Markley Gordon Wolman (August 16, 1924 – February 24, 2010) was an American geographer, son of Abel Wolman. He was born in Baltimore, Maryland. He attended Haverford College before being drafted into the U.S. Navy during World War II. After the war, he returned to Baltimore and graduated from the Johns Hopkins University in 1949 with a degree in Geography. He earned a doctorate in Geology from Harvard University in 1953.

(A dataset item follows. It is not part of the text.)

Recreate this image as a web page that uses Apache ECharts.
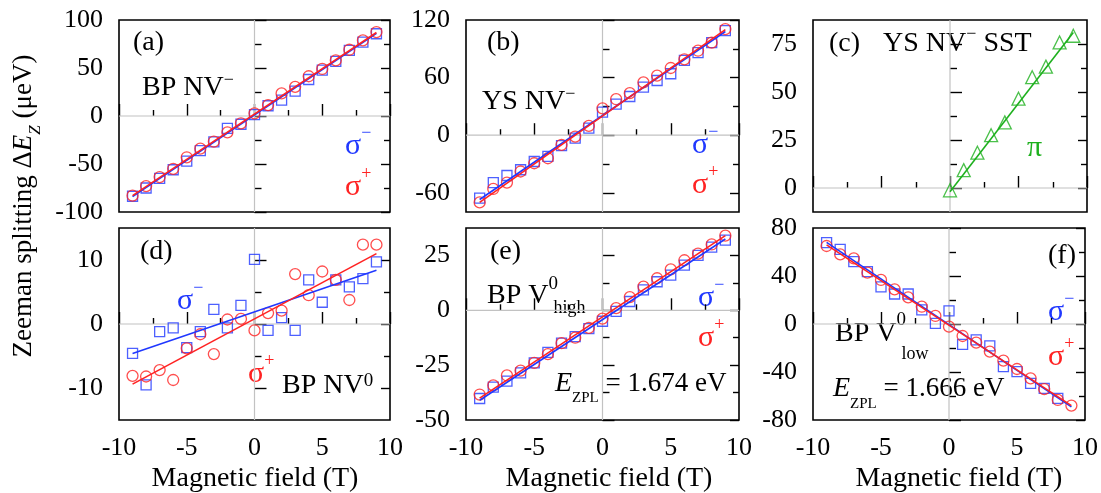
<!DOCTYPE html>
<html>
<head>
<meta charset="utf-8">
<script src="https://cdn.jsdelivr.net/npm/echarts@6/dist/echarts.min.js"></script>
<style>
  html, body { margin: 0; padding: 0; background: #fff; }
  #chart { width: 1101px; height: 493px; }
</style>
</head>
<body>
<div id="chart"></div>
<script>
// Magnetic field values (T)
const fieldT   = [-9, -8, -7, -6, -5, -4, -3, -2, -1, 0, 1, 2, 3, 4, 5, 6, 7, 8, 9];
const fieldTf  = [-9, -8, -7, -6, -5, -4, -3, -2, -1, 0, 1, 2, 3, 4, 5, 6, 7, 8];
const fieldPos = [0, 1, 2, 3, 4, 5, 6, 7, 8, 9];

// (a) BP NV-
const aMinus = [-83.6, -75, -65, -56, -47, -36, -27, -12.8, -8.6, 1.4, 10.7, 16.6, 26, 38, 47.7, 57, 68.4, 77, 85.7];
const aPlus  = [-83, -73, -63.6, -55, -43, -34, -26.6, -17, -7.6, 2.8, 11.4, 23.5, 30.4, 41.4, 49, 58, 69, 78.8, 87.4];
const aFitMinus = [[-9, -84], [9, 86]];
const aFitPlus  = [[-9, -83], [9, 87]];

// (b) YS NV-
const bMinus = [-65.6, -49.3, -42, -36, -27.4, -22, -10.8, -3, 7.3, 24, 32.3, 40.3, 50, 57, 64, 78, 86, 96.5, 109];
const bPlus  = [-70, -56, -49.3, -37.8, -29.2, -24, -10, -1.4, 9.7, 28, 37.5, 43.8, 55, 62, 70, 79, 88, 96.5, 110.5];
const bFitMinus = [[-9, -67], [9, 108]];
const bFitPlus  = [[-9, -70], [9, 110]];

// (c) YS NV- SST, pi line
const cPi = [-1.2, 9.3, 18.4, 27.5, 34.2, 46.5, 57.7, 63.2, 75.8, 79.3];
const cFitPi = [[0, -2], [9, 81]];

// (d) BP NV0
const dMinus = [-4.6, -9.5, -1.2, -0.6, -3.7, -1.2, 2.3, -0.6, 2.9, 10.1, -1.0, 1.0, -1.0, 6.9, 3.4, 6.9, 5.8, 7.1, 9.7];
const dPlus  = [-8.1, -8.2, -7.2, -8.75, -3.8, -1.6, -4.7, 0.7, 0.8, -1.0, 1.7, 2.1, 7.8, 4.5, 8.2, 6.9, 3.75, 12.4, 12.4];
const dFitMinus = [[-9, -4.6], [9, 8.4]];
const dFitPlus  = [[-9, -9.4], [9, 11.0]];

// (e) BP V0 high
const eMinus = [-40.2, -35, -32.3, -28.5, -24, -19.2, -15, -12, -8.4, -5, -0.5, 4, 9.3, 13, 16, 20.6, 25, 28.8, 32];
const ePlus  = [-38.4, -34.2, -29.7, -27.5, -24, -20, -15, -12.5, -8, -3.8, 1, 6, 10.8, 14.6, 18.6, 22.8, 25.8, 30, 34];
const eFitMinus = [[-9, -41], [9, 32.5]];
const eFitPlus  = [[-9, -40], [9, 34]];

// (f) BP V0 low
const fMinus = [67.8, 62.2, 52, 43.6, 31, 25, 25, 11.7, 0.5, 11, -17, -13.3, -18.3, -35.5, -39.7, -49.4, -53.6, -62];
const fPlus  = [65, 58, 54.7, 42.8, 36.7, 28.9, 22.2, 14.4, 6.7, -2.2, -10, -15.5, -23, -30.5, -37.5, -45.3, -54.2, -63.3, -68];
const fFitMinus = [[-9, 68], [9, -69]];
const fFitPlus  = [[-9, 66], [9, -68]];

// Axis ranges and tick positions
const xRange = [-10, 10];
const xMajor = [-10, -5, 0, 5, 10];
const xMinor = [-7.5, -2.5, 2.5, 7.5];
const yRanges = [[-100, 100], [-80, 120], [-12.5, 87.5], [-15, 15], [-50, 37.5], [-80, 80]];
const yMajor  = [[-100, -50, 0, 50, 100], [-60, 0, 60, 120], [0, 25, 50, 75], [-10, 0, 10], [-50, -25, 0, 25], [-80, -40, 0, 40, 80]];
const yMinor  = [[-75, -25, 25, 75], [-30, 30, 90], [12.5, 37.5, 62.5], [-5, 5], [-37.5, -12.5, 12.5], [-60, -20, 20, 60]];

const BLUE = '#2038ff', RED = '#ff2222', GREEN = '#1eb01e', GRAY = '#c2c2c2';
const FONT = '"Liberation Serif", "Times New Roman", serif';

const grids = [
  { left: 119, top: 20,  width: 271, height: 192 },
  { left: 466, top: 20,  width: 273, height: 192 },
  { left: 813, top: 20,  width: 274, height: 192 },
  { left: 119, top: 228, width: 271, height: 192 },
  { left: 466, top: 228, width: 273, height: 192 },
  { left: 813, top: 228, width: 274, height: 192 }
];

const pts = (xs, ys) => xs.map((x, k) => [x, ys[k]]);

const panels = [
  { sets: [ { sym: 'rect', c: BLUE, d: pts(fieldT, aMinus), fit: aFitMinus },
            { sym: 'circle', c: RED, d: pts(fieldT, aPlus), fit: aFitPlus } ] },
  { sets: [ { sym: 'rect', c: BLUE, d: pts(fieldT, bMinus), fit: bFitMinus },
            { sym: 'circle', c: RED, d: pts(fieldT, bPlus), fit: bFitPlus } ] },
  { sets: [ { sym: 'triangle', c: GREEN, d: pts(fieldPos, cPi), fit: cFitPi } ] },
  { sets: [ { sym: 'rect', c: BLUE, d: pts(fieldT, dMinus), fit: dFitMinus },
            { sym: 'circle', c: RED, d: pts(fieldT, dPlus), fit: dFitPlus } ] },
  { sets: [ { sym: 'rect', c: BLUE, d: pts(fieldT, eMinus), fit: eFitMinus },
            { sym: 'circle', c: RED, d: pts(fieldT, ePlus), fit: ePlus && eFitPlus } ] },
  { sets: [ { sym: 'rect', c: BLUE, d: pts(fieldTf, fMinus), fit: fFitMinus },
            { sym: 'circle', c: RED, d: pts(fieldT, fPlus), fit: fFitPlus } ] }
];

const tickStyle = { color: '#000', width: 1.4 };
const labelStyle = { color: '#000', fontFamily: 'Liberation Serif', fontSize: 26 };

const xAxes = [], yAxes = [], series = [];
grids.forEach((g, i) => {
  const bottomRow = i >= 3;
  const [ymin, ymax] = yRanges[i];
  const baseX = { gridIndex: i, type: 'value', min: xRange[0], max: xRange[1], position: 'bottom',
                  axisLine: { show: false }, splitLine: { show: false } };
  xAxes.push(Object.assign({}, baseX, {
    axisTick: { show: true, inside: true, length: 12, customValues: xMajor, lineStyle: tickStyle },
    axisLabel: Object.assign({ show: bottomRow, customValues: xMajor, margin: 15 }, labelStyle)
  }));
  xAxes.push(Object.assign({}, baseX, {
    axisTick: { show: true, inside: true, length: 6, customValues: xMinor, lineStyle: tickStyle },
    axisLabel: { show: false }
  }));
  const baseY = (pos) => ({ gridIndex: i, type: 'value', min: ymin, max: ymax, position: pos, offset: 0,
                            axisLine: { show: false }, splitLine: { show: false } });
  yAxes.push(Object.assign(baseY('left'), {
    axisTick: { show: true, inside: true, length: 12, customValues: yMajor[i], lineStyle: tickStyle },
    axisLabel: Object.assign({ show: true, customValues: yMajor[i], margin: 16 }, labelStyle)
  }));
  yAxes.push(Object.assign(baseY('left'), {
    axisTick: { show: true, inside: true, length: 7, customValues: yMinor[i], lineStyle: tickStyle },
    axisLabel: { show: false }
  }));
  yAxes.push(Object.assign(baseY('right'), {
    axisTick: { show: true, inside: true, length: 9, customValues: yMajor[i], lineStyle: tickStyle },
    axisLabel: { show: false }
  }));
  yAxes.push(Object.assign(baseY('right'), {
    axisTick: { show: true, inside: true, length: 6, customValues: yMinor[i], lineStyle: tickStyle },
    axisLabel: { show: false }
  }));

  const xi = 2 * i, yi = 4 * i;
  // zero reference lines
  series.push({ type: 'line', xAxisIndex: xi, yAxisIndex: yi, data: [[0, ymin], [0, ymax]],
                showSymbol: false, silent: true, z: 1, lineStyle: { color: GRAY, width: 1.2 } });
  series.push({ type: 'line', xAxisIndex: xi, yAxisIndex: yi, data: [[xRange[0], 0], [xRange[1], 0]],
                showSymbol: false, silent: true, z: 1, lineStyle: { color: GRAY, width: 1.2 } });
  const p = panels[i];
  p.sets.forEach((s) => {
    series.push({ type: 'scatter', xAxisIndex: xi, yAxisIndex: yi, data: s.d, z: 3, silent: true,
                  symbol: s.sym, symbolSize: s.sym === 'rect' ? 10 : (s.sym === 'triangle' ? 13 : 11),
                  itemStyle: { color: 'rgba(255,255,255,0)', borderColor: s.c, borderWidth: 1.3 } });
  });
  p.sets.forEach((s) => {
    series.push({ type: 'line', xAxisIndex: xi, yAxisIndex: yi, data: s.fit, z: 4, silent: true,
                  showSymbol: false, lineStyle: { color: s.c, width: 1.6 } });
  });
});

// text helpers
const ctx = document.createElement('canvas').getContext('2d');
function tw(t, s, it) { ctx.font = (it ? 'italic ' : '') + s + 'px ' + FONT; return ctx.measureText(t).width; }
function seq(x, base, parts, color) {
  const out = []; let cx = x;
  parts.forEach((p) => {
    const s = p.s || 28, it = !!p.it;
    const px = cx + (p.dx || 0);
    out.push({ type: 'text', x: px, y: base + (p.dy || 0) - 0.34 * s, silent: true,
               style: { text: p.t, fill: p.c || color || '#000', font: (it ? 'italic ' : '') + s + 'px ' + FONT,
                        textAlign: 'left', verticalAlign: 'middle' } });
    if (!p.stay) cx = px + tw(p.t, s, it);
  });
  return out;
}
function sigma(x, base, sign, c) {
  return seq(x, base, [{ t: 'σ', s: 30 }, { t: sign, s: 18, dy: -17 }], c);
}
function centered(cx, base, t, s) {
  return { type: 'text', x: cx, y: base - 0.34 * s, silent: true,
           style: { text: t, fill: '#000', font: s + 'px ' + FONT, textAlign: 'center', verticalAlign: 'middle' } };
}

const graphics = [].concat(
  // (a)
  seq(133, 52, [{ t: '(a)' }]),
  seq(142, 97, [{ t: 'BP NV' }, { t: '−', s: 18, dy: -11 }]),
  sigma(345, 156, '−', BLUE), sigma(345, 197, '+', RED),
  // (b)
  seq(487, 52, [{ t: '(b)' }]),
  seq(482, 111, [{ t: 'YS NV' }, { t: '−', s: 18, dy: -11 }]),
  sigma(692, 155, '−', BLUE), sigma(692, 195, '+', RED),
  // (c)
  seq(829, 53, [{ t: '(c)' }]),
  seq(883, 53, [{ t: 'YS NV' }, { t: '−', s: 18, dy: -13 }, { t: ' SST' }]),
  seq(1027, 158, [{ t: 'π', s: 30 }], GREEN),
  // (d)
  seq(140, 261, [{ t: '(d)' }]),
  sigma(177, 311, '−', BLUE), sigma(248, 384, '+', RED),
  seq(282, 395, [{ t: 'BP NV' }, { t: '0', s: 19, dy: -8 }]),
  // (e)
  seq(490, 261, [{ t: '(e)' }]),
  seq(487, 305, [{ t: 'BP V' }, { t: '0', s: 19, dy: -15, stay: true }, { t: 'high', s: 18, dy: 9, dx: 5 }]),
  sigma(698, 308, '−', BLUE), sigma(698, 348, '+', RED),
  seq(555, 393, [{ t: 'E', it: true }, { t: 'ZPL', s: 15, dy: 10 }, { t: ' = 1.674 eV', s: 27 }]),
  // (f)
  seq(1048, 265, [{ t: '(f)' }]),
  seq(835, 343, [{ t: 'BP V' }, { t: '0', s: 19, dy: -17, stay: true }, { t: 'low', s: 18, dy: 17, dx: 5 }]),
  sigma(1048, 322, '−', BLUE), sigma(1048, 367, '+', RED),
  seq(833, 398, [{ t: 'E', it: true }, { t: 'ZPL', s: 15, dy: 11 }, { t: ' = 1.666 eV', s: 27 }]),
  // x axis titles
  [centered(255, 488, 'Magnetic field (T)', 28), centered(609, 488, 'Magnetic field (T)', 28),
   centered(959, 488, 'Magnetic field (T)', 28)]
);

// rotated y-axis title
const yTitleParts = [{ t: 'Zeeman splitting Δ', s: 27 }, { t: 'E', s: 27, it: true },
                     { t: 'Z', s: 17, it: true, dy: 8 }, { t: ' (μeV)', s: 27 }];
const yTitleW = yTitleParts.reduce((acc, p) => acc + tw(p.t, p.s, p.it), 0);
graphics.push({ type: 'group', x: 33, y: 206, rotation: Math.PI / 2,
                children: seq(-yTitleW / 2, 0, yTitleParts) });

const chart = echarts.init(document.getElementById('chart'), null, { renderer: 'canvas' });
chart.setOption({
  animation: false,
  backgroundColor: '#fff',
  grid: grids.map((g) => Object.assign({ show: true, borderColor: '#000', borderWidth: 1.6,
                                         backgroundColor: 'transparent', containLabel: false }, g)),
  xAxis: xAxes,
  yAxis: yAxes,
  series: series,
  graphic: graphics
});
</script>
</body>
</html>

As a scientist at the U.S. Geological Survey in the 1950s, he and colleague Luna Leopold published pioneering studies on how and why rivers change. With their emphasis on measuring rivers' characteristics, including depths and velocities and the size of river-bottom pebbles, they transformed geomorphology -- the study of landforms' evolution -- from a descriptive to a quantitative discipline, making it possible to predict how natural and human-caused perturbations might affect river channels. Their 1964 textbook, "Fluvial Processes in Geomorphology," co-written with John Miller, is considered a seminal work.

Dr. Wolman applied his expertise to local problems beginning in the 1960s, when his report on how runoff from construction projects was choking Maryland's streams with sediment helped lead to new state regulations. He later headed the Oyster Roundtable, a coalition of environmentalists, watermen and scientists that designed a plan to reverse the Chesapeake Bay's catastrophic oyster decline during the 1990s.

In 1958, Dr. Wolman accepted a faculty position at the Johns Hopkins University. An early proponent of interdisciplinary education, he helped combine the departments of geography and sanitary and water resources to create the department of geography and environmental engineering, which he chaired for 20 years until 1990.